— start of Data lines —

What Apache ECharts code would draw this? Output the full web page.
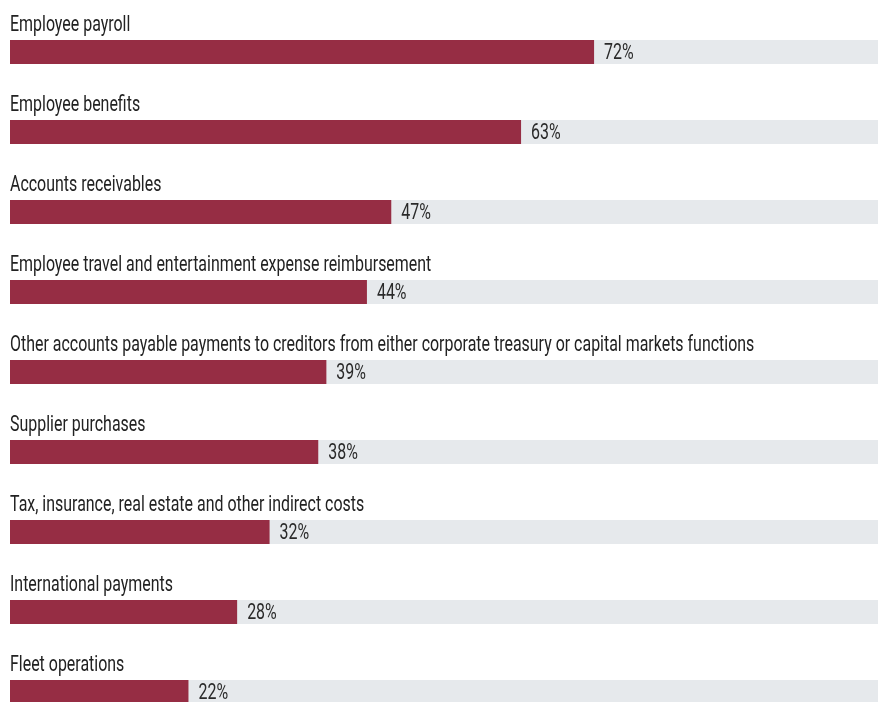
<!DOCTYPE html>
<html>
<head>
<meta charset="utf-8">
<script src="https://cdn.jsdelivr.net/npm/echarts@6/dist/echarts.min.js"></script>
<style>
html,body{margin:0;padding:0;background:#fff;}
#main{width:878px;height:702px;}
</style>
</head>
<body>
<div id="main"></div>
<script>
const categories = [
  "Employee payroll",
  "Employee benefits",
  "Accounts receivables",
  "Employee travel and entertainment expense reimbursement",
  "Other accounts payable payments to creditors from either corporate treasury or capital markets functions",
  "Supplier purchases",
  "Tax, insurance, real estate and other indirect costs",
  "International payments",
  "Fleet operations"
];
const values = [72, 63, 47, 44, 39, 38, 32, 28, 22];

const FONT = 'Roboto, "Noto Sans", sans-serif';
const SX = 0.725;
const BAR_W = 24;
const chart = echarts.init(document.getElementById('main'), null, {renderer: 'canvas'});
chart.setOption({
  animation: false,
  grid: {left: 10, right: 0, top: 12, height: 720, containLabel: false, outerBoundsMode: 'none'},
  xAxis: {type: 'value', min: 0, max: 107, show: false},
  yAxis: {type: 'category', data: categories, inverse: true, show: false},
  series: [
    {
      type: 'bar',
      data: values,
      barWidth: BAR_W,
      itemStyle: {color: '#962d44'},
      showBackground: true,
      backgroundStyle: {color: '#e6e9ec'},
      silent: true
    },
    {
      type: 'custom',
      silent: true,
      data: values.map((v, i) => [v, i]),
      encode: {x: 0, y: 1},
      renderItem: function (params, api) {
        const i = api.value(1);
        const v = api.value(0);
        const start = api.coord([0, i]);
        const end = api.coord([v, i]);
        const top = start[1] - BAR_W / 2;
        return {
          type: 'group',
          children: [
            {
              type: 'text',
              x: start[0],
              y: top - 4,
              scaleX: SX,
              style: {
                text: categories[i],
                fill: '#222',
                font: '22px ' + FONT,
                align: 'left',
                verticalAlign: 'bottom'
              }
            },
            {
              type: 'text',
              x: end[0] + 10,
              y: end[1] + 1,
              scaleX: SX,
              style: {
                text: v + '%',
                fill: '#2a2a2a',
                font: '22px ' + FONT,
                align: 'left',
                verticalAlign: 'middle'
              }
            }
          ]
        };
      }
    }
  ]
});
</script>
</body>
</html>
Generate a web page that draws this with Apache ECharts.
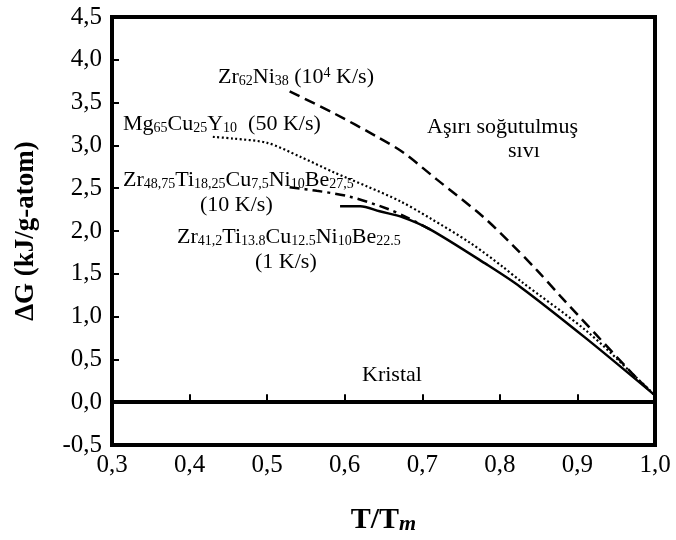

— end of Data lines —

> [Exercise directions]: Make an exact copy of the data, leaving its pictures out.

> [Reply to the task]:
What Apache ECharts code would draw this? Output the full web page.
<!DOCTYPE html>
<html>
<head>
<meta charset="utf-8">
<script src="https://cdn.jsdelivr.net/npm/echarts@6/dist/echarts.min.js"></script>
<style>
html,body{margin:0;padding:0;background:#fff;}
#main{width:878px;height:702px;}
</style>
</head>
<body>
<div id="main"></div>
<script>
const categories = [
  "Employee payroll",
  "Employee benefits",
  "Accounts receivables",
  "Employee travel and entertainment expense reimbursement",
  "Other accounts payable payments to creditors from either corporate treasury or capital markets functions",
  "Supplier purchases",
  "Tax, insurance, real estate and other indirect costs",
  "International payments",
  "Fleet operations"
];
const values = [72, 63, 47, 44, 39, 38, 32, 28, 22];

const FONT = 'Roboto, "Noto Sans", sans-serif';
const SX = 0.725;
const BAR_W = 24;
const chart = echarts.init(document.getElementById('main'), null, {renderer: 'canvas'});
chart.setOption({
  animation: false,
  grid: {left: 10, right: 0, top: 12, height: 720, containLabel: false, outerBoundsMode: 'none'},
  xAxis: {type: 'value', min: 0, max: 107, show: false},
  yAxis: {type: 'category', data: categories, inverse: true, show: false},
  series: [
    {
      type: 'bar',
      data: values,
      barWidth: BAR_W,
      itemStyle: {color: '#962d44'},
      showBackground: true,
      backgroundStyle: {color: '#e6e9ec'},
      silent: true
    },
    {
      type: 'custom',
      silent: true,
      data: values.map((v, i) => [v, i]),
      encode: {x: 0, y: 1},
      renderItem: function (params, api) {
        const i = api.value(1);
        const v = api.value(0);
        const start = api.coord([0, i]);
        const end = api.coord([v, i]);
        const top = start[1] - BAR_W / 2;
        return {
          type: 'group',
          children: [
            {
              type: 'text',
              x: start[0],
              y: top - 4,
              scaleX: SX,
              style: {
                text: categories[i],
                fill: '#222',
                font: '22px ' + FONT,
                align: 'left',
                verticalAlign: 'bottom'
              }
            },
            {
              type: 'text',
              x: end[0] + 10,
              y: end[1] + 1,
              scaleX: SX,
              style: {
                text: v + '%',
                fill: '#2a2a2a',
                font: '22px ' + FONT,
                align: 'left',
                verticalAlign: 'middle'
              }
            }
          ]
        };
      }
    }
  ]
});
</script>
</body>
</html>
Generate a web page that draws this with Apache ECharts.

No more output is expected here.